Problem details
Using the listing below, select the lines with the word "standalone" and copy them.

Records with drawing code

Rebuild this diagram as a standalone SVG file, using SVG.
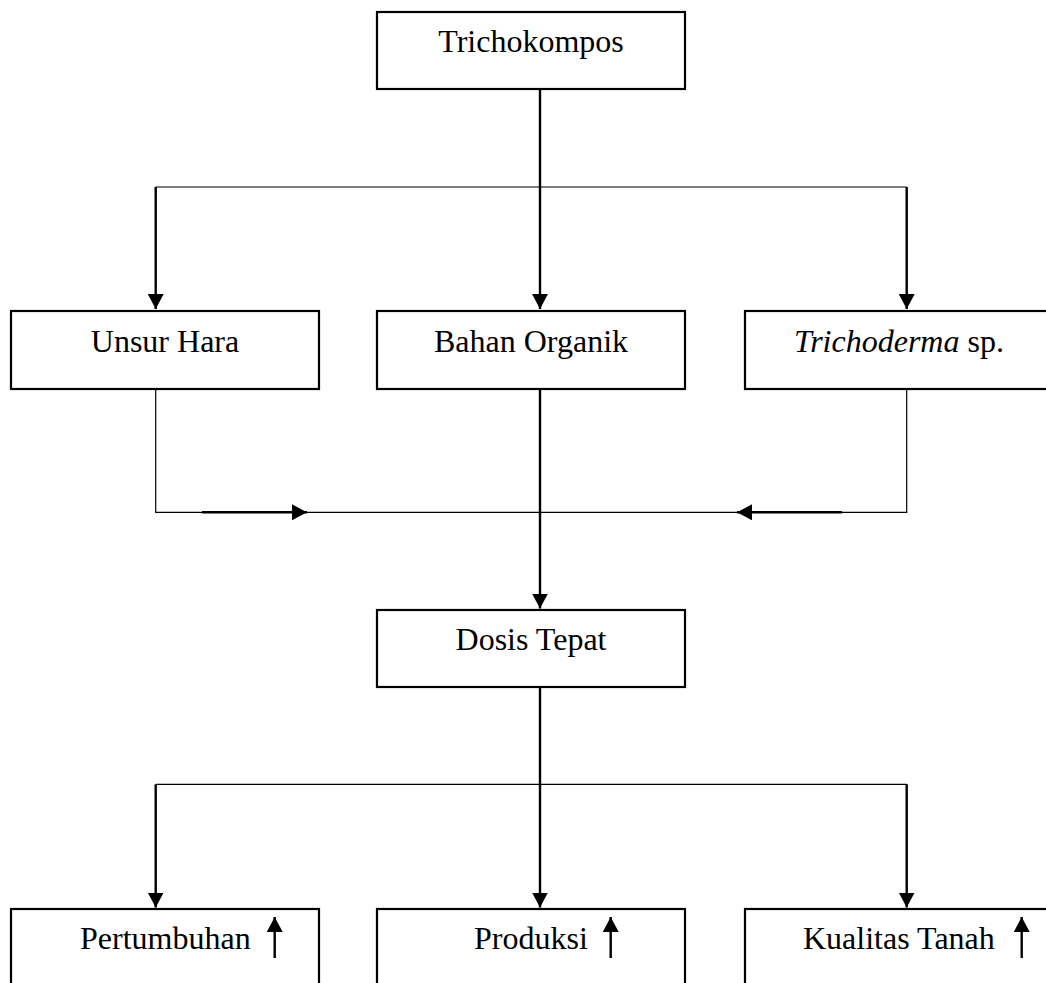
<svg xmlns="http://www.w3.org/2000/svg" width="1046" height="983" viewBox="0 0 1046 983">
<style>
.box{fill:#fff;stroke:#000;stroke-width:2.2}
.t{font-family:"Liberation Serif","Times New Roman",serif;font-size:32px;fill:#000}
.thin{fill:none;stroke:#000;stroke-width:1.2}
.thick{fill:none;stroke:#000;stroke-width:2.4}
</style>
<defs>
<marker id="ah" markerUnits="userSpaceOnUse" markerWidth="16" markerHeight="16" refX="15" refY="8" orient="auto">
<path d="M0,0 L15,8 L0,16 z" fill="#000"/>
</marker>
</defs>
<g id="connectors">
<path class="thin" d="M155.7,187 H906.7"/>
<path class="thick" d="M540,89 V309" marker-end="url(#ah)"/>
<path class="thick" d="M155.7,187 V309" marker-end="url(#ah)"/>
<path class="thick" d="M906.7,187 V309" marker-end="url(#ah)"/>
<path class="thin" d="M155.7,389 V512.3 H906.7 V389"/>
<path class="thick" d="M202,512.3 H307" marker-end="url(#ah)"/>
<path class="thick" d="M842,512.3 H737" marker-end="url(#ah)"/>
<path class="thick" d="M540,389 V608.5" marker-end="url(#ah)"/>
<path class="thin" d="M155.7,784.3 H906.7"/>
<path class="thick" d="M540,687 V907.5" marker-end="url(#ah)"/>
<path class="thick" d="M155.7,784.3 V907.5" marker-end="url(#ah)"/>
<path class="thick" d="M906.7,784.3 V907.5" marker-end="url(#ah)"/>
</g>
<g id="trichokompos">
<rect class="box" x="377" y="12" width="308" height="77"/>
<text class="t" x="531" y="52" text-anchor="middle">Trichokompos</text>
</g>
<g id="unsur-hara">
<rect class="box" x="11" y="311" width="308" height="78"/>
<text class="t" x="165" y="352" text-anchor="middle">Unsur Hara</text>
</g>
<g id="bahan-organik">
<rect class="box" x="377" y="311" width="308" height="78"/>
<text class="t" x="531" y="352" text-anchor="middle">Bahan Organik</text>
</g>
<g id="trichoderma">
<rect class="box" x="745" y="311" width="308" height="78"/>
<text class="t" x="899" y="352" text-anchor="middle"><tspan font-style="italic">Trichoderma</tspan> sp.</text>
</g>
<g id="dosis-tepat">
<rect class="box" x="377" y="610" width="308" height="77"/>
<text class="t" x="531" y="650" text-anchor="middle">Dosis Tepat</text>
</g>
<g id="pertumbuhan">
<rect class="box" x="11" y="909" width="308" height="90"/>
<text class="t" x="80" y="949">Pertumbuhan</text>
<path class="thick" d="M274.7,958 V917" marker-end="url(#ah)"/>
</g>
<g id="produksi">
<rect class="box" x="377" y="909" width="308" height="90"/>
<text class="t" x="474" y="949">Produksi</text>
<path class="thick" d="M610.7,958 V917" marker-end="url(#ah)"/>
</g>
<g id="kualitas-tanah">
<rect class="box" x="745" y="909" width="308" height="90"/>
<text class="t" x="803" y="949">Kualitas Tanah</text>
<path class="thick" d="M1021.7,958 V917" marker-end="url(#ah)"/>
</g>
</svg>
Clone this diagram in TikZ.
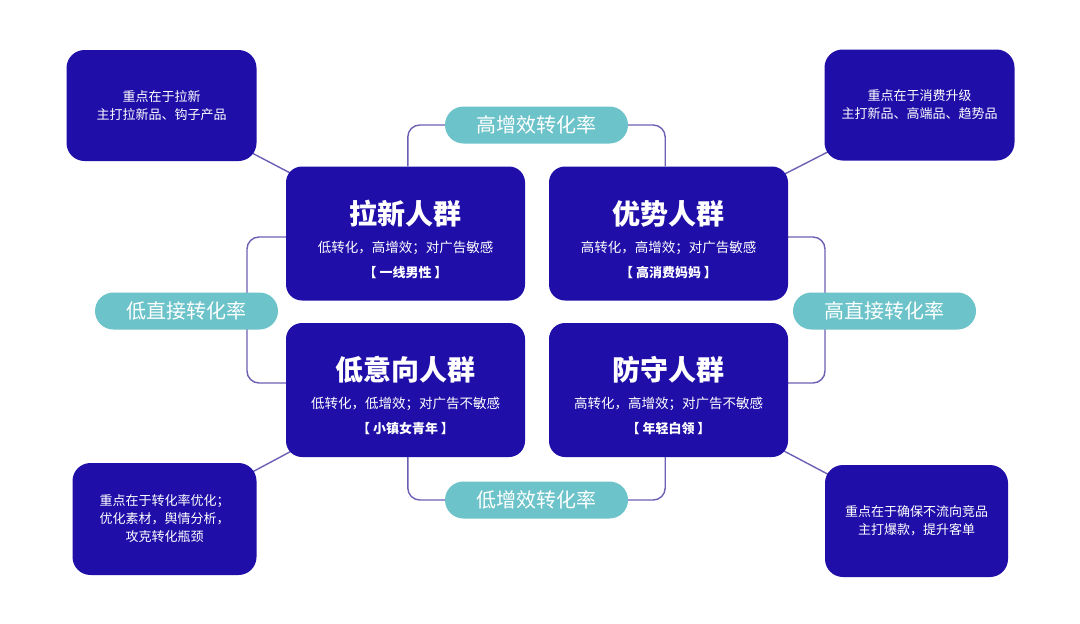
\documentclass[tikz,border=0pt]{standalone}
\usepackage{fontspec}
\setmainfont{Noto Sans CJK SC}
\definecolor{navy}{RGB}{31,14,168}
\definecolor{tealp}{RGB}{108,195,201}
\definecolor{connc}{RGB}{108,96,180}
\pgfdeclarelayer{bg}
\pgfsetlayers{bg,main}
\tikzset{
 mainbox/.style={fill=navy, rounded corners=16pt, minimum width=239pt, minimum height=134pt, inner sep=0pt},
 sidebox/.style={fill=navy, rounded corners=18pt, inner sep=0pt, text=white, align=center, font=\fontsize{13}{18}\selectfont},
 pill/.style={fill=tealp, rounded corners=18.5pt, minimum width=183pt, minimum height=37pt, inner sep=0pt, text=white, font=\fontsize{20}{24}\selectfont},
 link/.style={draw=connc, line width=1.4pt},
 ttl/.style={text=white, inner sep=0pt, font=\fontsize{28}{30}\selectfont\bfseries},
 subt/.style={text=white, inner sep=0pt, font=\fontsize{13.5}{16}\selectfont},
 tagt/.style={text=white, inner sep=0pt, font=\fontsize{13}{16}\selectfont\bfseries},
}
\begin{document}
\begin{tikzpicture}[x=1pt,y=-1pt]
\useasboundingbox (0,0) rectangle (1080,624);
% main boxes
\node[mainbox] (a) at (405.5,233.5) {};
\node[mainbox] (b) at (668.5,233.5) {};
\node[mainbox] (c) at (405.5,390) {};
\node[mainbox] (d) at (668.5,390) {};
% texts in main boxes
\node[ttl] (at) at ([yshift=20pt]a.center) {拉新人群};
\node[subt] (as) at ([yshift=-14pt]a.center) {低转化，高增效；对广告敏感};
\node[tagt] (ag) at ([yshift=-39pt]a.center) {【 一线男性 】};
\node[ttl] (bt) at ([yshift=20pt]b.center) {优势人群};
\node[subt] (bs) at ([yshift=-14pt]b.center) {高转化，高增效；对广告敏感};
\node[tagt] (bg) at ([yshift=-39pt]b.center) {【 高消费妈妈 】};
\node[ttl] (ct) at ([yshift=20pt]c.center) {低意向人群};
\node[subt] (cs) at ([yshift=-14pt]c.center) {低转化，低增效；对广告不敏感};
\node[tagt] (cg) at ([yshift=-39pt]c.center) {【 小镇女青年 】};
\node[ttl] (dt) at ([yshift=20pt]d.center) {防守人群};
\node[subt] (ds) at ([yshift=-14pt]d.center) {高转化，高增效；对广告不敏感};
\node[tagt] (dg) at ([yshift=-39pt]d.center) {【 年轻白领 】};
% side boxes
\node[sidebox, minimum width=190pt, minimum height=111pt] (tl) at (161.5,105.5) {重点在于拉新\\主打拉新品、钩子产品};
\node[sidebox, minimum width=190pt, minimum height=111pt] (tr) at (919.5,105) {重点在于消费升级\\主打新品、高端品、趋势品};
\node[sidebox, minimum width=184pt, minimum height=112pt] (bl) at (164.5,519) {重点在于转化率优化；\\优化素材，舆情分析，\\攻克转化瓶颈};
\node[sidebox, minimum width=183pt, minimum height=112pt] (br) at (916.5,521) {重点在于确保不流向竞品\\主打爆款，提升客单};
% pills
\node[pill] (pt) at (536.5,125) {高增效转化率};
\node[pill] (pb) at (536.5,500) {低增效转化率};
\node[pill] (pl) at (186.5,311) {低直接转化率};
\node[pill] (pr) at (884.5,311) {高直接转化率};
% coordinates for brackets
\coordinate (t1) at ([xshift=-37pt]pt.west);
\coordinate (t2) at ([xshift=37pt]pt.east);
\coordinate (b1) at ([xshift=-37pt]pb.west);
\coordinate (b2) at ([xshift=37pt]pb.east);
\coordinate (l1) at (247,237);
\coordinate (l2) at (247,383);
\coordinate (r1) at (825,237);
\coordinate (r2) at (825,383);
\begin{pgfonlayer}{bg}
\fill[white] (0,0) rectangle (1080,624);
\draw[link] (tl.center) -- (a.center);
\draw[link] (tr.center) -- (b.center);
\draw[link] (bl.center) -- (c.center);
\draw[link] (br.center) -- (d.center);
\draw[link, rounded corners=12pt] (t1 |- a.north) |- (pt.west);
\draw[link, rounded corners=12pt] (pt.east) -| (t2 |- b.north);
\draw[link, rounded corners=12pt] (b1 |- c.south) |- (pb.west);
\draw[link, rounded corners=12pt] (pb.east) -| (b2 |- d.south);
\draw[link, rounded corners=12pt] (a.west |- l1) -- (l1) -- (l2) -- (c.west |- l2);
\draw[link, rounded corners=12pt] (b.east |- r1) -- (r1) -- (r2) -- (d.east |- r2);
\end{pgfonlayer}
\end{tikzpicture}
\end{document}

Solution below
Rebuild this diagram as a standalone SVG file, using SVG.
\documentclass[tikz,border=0pt]{standalone}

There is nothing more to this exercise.